A scientist in China claimed he has created the world’s first gene-edited babies.
He Jiankui, a researcher at the Southern University of Science and Technology of China in Shenzhen, said he has successfully used the gene-editing tool CRISPR-cas9 to alter the DNA of twin baby girls, giving them the ability to resist potential HIV infections, according to The Associated Press.
“I feel a strong responsibility that it’s not just to make a first, but also make it an example,” He told the AP, adding it’s up to politicians to “decide what to do next” with the technology he’s reportedly perfected.
It should be noted, of course, that He’s claim has not been independently confirmed, nor has it been documented in any sort of medical journal, which would require the scientist’s findings to be peer-reviewed.
He’s alleged technological advancement was met with quite a bit of criticism.
One gene-editing expert from the University of Pennsylvania, Dr. Kiran Musunuru, described He’s work as “unconscionable” and “an experiment on human beings that is not morally or ethically defensible,” The Guardian reported.
Musunuru told the AP that “no babies should be born at this point in time following the use of this technology” because it’s “simply too early, too premature.”
Julian Savulescu, a professor of practical ethics at the University of Oxford, called the experiment “monstrous,” arguing it is not known what side effects could result from such genetic tampering. The practice, he explained, is “still associated with off-target mutations, capable of causing genetic problems early and later in life, including the development of cancer.”

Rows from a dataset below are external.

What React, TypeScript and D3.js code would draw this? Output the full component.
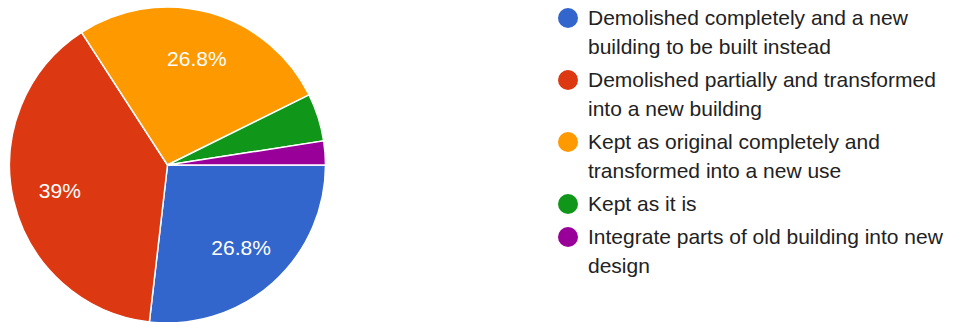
import React from "react";
import * as d3 from "d3";

const categories = [
  "Demolished completely and a new building to be built instead",
  "Demolished partially and transformed into a new building",
  "Kept as original completely and transformed into a new use",
  "Kept as it is",
  "Integrate parts of old building into new design",
];
const legendLines = [
  ["Demolished completely and a new", "building to be built instead"],
  ["Demolished partially and transformed", "into a new building"],
  ["Kept as original completely and", "transformed into a new use"],
  ["Kept as it is"],
  ["Integrate parts of old building into new", "design"],
];
const values = [11, 16, 11, 2, 1];
const labels = ["26.8%", "39%", "26.8%", "", ""];
const colors = ["#3366cc", "#dc3912", "#ff9900", "#109618", "#990099"];

const W = 956;
const H = 322;
const cx = 167.5;
const cy = 165;
const R = 158;

export default function App() {
  const pie = d3
    .pie<number>()
    .sort(null)
    .startAngle(Math.PI / 2)
    .endAngle(Math.PI / 2 + 2 * Math.PI)(values);
  const arc = d3.arc<d3.PieArcDatum<number>>().innerRadius(0).outerRadius(R);
  const labelArc = d3
    .arc<d3.PieArcDatum<number>>()
    .innerRadius(R * 0.7)
    .outerRadius(R * 0.7);

  const lineH = 29;
  const gap = 4;
  let y = 18;
  const legendItems = legendLines.map((lines, i) => {
    const item = { y, lines, i };
    y += lines.length * lineH + gap;
    return item;
  });

  return (
    <svg
      width={W}
      height={H}
      style={{ position: "absolute", left: 0, top: 0, background: "#fff" }}
      fontFamily="'Liberation Sans', Arial, sans-serif"
    >
      <g transform={`translate(${cx},${cy})`}>
        {pie.map((d, i) => (
          <path key={i} d={arc(d) || ""} fill={colors[i]} stroke="#fff" strokeWidth={1.5}>
            <title>{categories[i]}</title>
          </path>
        ))}
        {pie.map((d, i) => {
          const [x, yy] = labelArc.centroid(d);
          return labels[i] ? (
            <text
              key={i}
              x={x}
              y={yy}
              dy="0.35em"
              textAnchor="middle"
              fill="#fff"
              fontSize={21}
            >
              {labels[i]}
            </text>
          ) : null;
        })}
      </g>
      <g>
        {legendItems.map((it) => (
          <g key={it.i}>
            <circle cx={568} cy={it.y} r={10} fill={colors[it.i]} />
            {it.lines.map((ln, j) => (
              <text
                key={j}
                x={588}
                y={it.y + j * lineH}
                dy="0.35em"
                fontSize={21}
                fill="#222222"
              >
                {ln}
              </text>
            ))}
          </g>
        ))}
      </g>
    </svg>
  );
}
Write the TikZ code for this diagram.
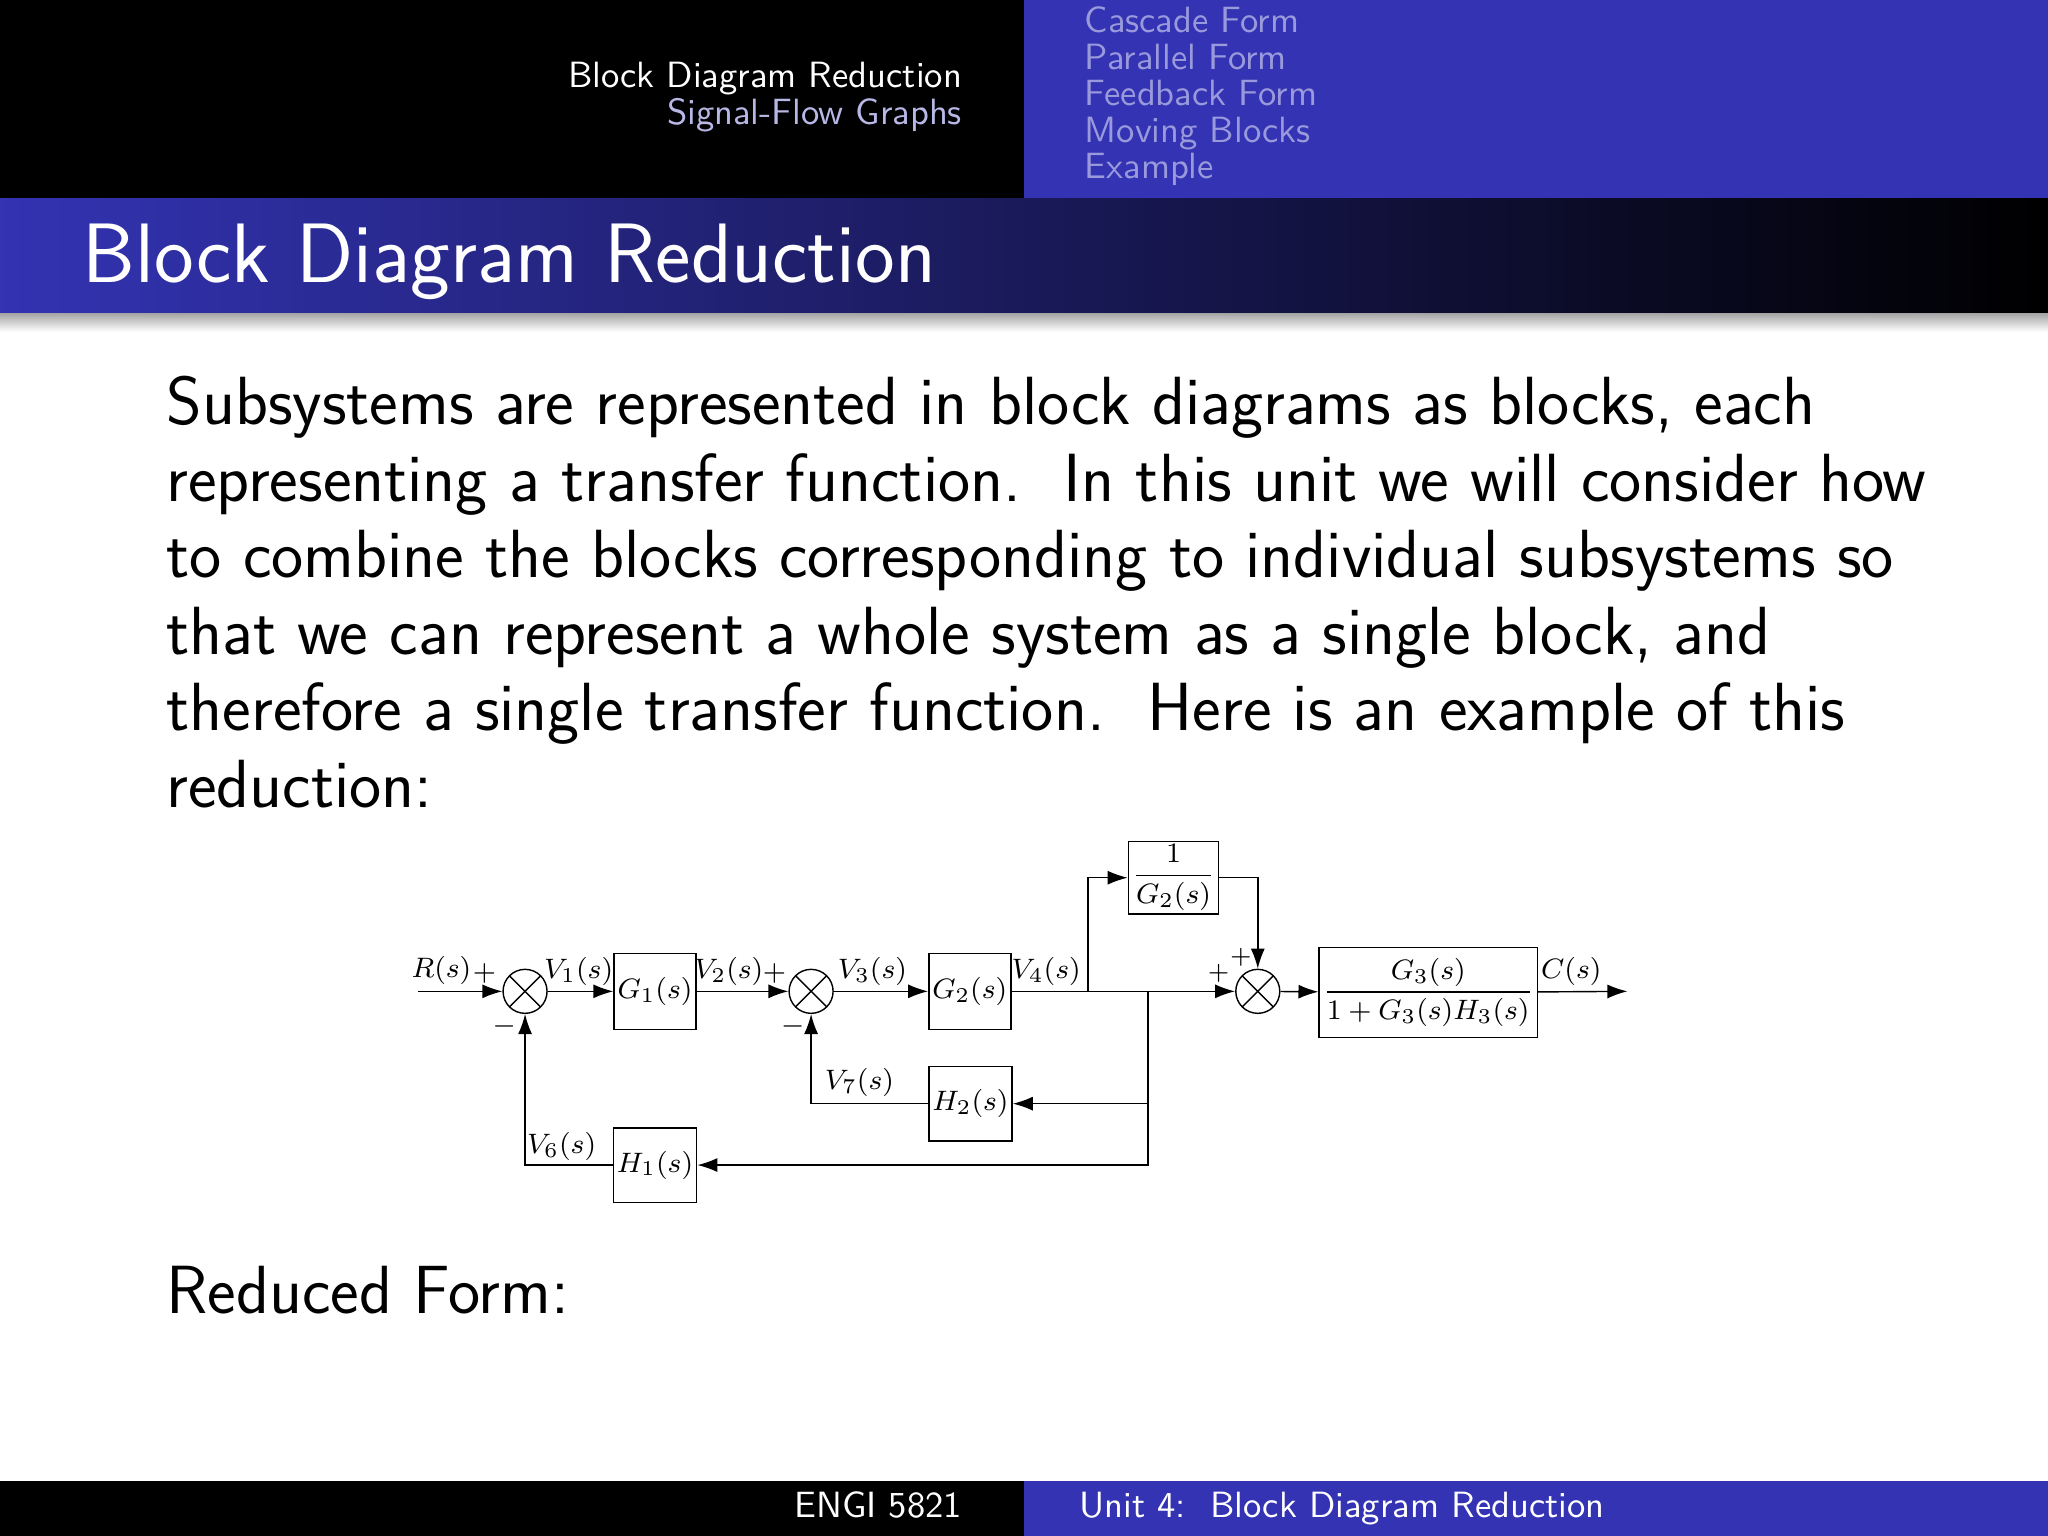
\documentclass[tikz,border=0pt]{standalone}
\usepackage{fontspec}
\setmainfont{Latin Modern Sans}
\usetikzlibrary{arrows.meta}
\definecolor{bblue}{RGB}{51,51,179}
\definecolor{lblue}{RGB}{153,153,220}
\begin{document}
\begin{tikzpicture}[x=0.013061cm,y=-0.013061cm,
  blk/.style={draw,fill=white,inner sep=1pt,font=\fontsize{8.5}{10}\selectfont},
  sumj/.style={draw,circle,minimum size=0.44cm,inner sep=0pt,
     path picture={\draw (path picture bounding box.north west)--(path picture bounding box.south east)
       (path picture bounding box.north east)--(path picture bounding box.south west);}},
  lab/.style={font=\fontsize{8.5}{10}\selectfont,inner sep=0pt},
  sg/.style={font=\fontsize{7}{8}\selectfont,inner sep=0pt},
  ar/.style={-{Latex[length=2mm,width=1.4mm]}},
  hd/.style={font=\fontsize{10.4}{12}\selectfont},
  bd/.style={font=\fontsize{19.4}{23}\selectfont,anchor=base west}]
\useasboundingbox (0,0) rectangle (1568,1176);
\fill[white] (0,0) rectangle (1568,1176);
% header
\fill[black] (0,0) rectangle (784,152);
\fill[bblue] (784,0) rectangle (1568,152);
\node[hd,white,anchor=base east] (h1) at (746,67) {Block Diagram Reduction};
\node[hd,lblue!70!white,anchor=base east] (h2) at (746,95) {Signal-Flow Graphs};
\foreach \t [count=\i] in {Cascade Form,Parallel Form,Feedback Form,Moving Blocks,Example}
  \node[hd,lblue,anchor=base west] (m\i) at (821,{-3+28*\i}) {\t};
% title bar
\shade[left color=bblue,right color=black] (0,152) rectangle (1568,240);
\shade[top color=black!35,bottom color=white] (0,240) rectangle (1568,254);
\node[font=\fontsize{24}{28}\selectfont,white,anchor=base west] (title) at (54,216) {Block Diagram Reduction};
% body
\foreach \t [count=\i] in {{Subsystems are represented in block diagrams as blocks, each},
 {representing a transfer function.\ \ In this unit we will consider how},
 {to combine the blocks corresponding to individual subsystems so},
 {that we can represent a whole system as a single block, and},
 {therefore a single transfer function.\ \ Here is an example of this},
 {reduction:}}
 \node[bd] (b\i) at (118,{325+58.6*(\i-1)}) {\t};
\node[bd] (rf) at (118,1006) {Reduced Form:};
% footer
\fill[black] (0,1134) rectangle (784,1176);
\fill[bblue] (784,1134) rectangle (1568,1176);
\node[hd,white,anchor=base east] (f1) at (746,1162) {ENGI 5821};
\node[hd,white,anchor=base west] (f2) at (817,1162) {Unit 4:\ \ Block Diagram Reduction};
% diagram
\coordinate (in) at (320,759);
\node[sumj] (s1) at (402,759) {};
\node[blk,minimum width=0.77cm,minimum height=0.76cm] (g1) at (501.5,759) {$G_1(s)$};
\node[sumj] (s2) at (621,759) {};
\node[blk,minimum width=0.77cm,minimum height=0.76cm] (g2) at (742.5,759) {$G_2(s)$};
\node[blk,minimum width=0.875cm,minimum height=0.705cm] (ig) at (898.5,672) {$\displaystyle\frac{1}{G_2(s)}$};
\node[sumj] (s3) at (963,759) {};
\node[blk,minimum width=1.84cm,minimum height=0.9cm] (g3) at (1093.5,760) {$\displaystyle\frac{G_3(s)}{1+G_3(s)H_3(s)}$};
\coordinate (out) at (1246,759);
\node[blk,minimum width=0.76cm,minimum height=0.745cm] (h2) at (743,845) {$H_2(s)$};
\node[blk,minimum width=0.77cm,minimum height=0.745cm] (h1) at (501.5,892) {$H_1(s)$};
\coordinate (br) at (833,759);
\coordinate (tp) at (879,759);
\draw[ar] (in)--(s1);
\draw[ar] (s1)--(g1);
\draw[ar] (g1)--(s2);
\draw[ar] (s2)--(g2);
\draw[ar] (g2)--(s3);
\draw[ar] (br)|-(ig);
\draw[ar] (ig.east)-|(s3.north);
\draw[ar] (s3)--(g3);
\draw[ar] (g3)--(out);
\draw[ar] (tp)|-(h2);
\draw[ar] (tp)|-(h1);
\draw[ar] (h2.west)-|(s2.south);
\draw[ar] (h1.west)-|(s1.south);
% labels
\node[lab] (lr) at (338,743) {$R(s)$};
\node[lab] (p1) at (371,745) {$+$};
\node[lab] (v1) at (443,744) {$V_1(s)$};
\node[lab] (v2) at (558,744) {$V_2(s)$};
\node[lab] (p2) at (593,745) {$+$};
\node[lab] (v3) at (668,744) {$V_3(s)$};
\node[lab] (v4) at (801,744) {$V_4(s)$};
\node[lab] (n1) at (386,786) {$-$};
\node[lab] (n2) at (607,786) {$-$};
\node[lab] (v7) at (658,829) {$V_7(s)$};
\node[lab] (v6) at (430,878) {$V_6(s)$};
\node[sg] (p3) at (933,745) {$+$};
\node[sg] (p4) at (950,733) {$+$};
\node[lab] (cs) at (1203,744) {$C(s)$};
\end{tikzpicture}
\end{document}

As far as He using the gene-editing technique to supposedly embed within embryos the ability to fight HIV, Savulescu said, “There are many effective ways to prevent HIV in healthy individuals: for example, protected sex. And there are effective treatments if one does contract it.”
“This experiment exposes healthy, normal children to risks of gene-editing for no real necessary benefit,” he continued. “In many other places in the world, this would be illegal punishable by imprisonment.”
He claims he has altered embryos for seven couples during their fertility treatments. The researcher said he practiced editing on mice, a monkey and human embryos in the lab for several years before applying the methods in real life.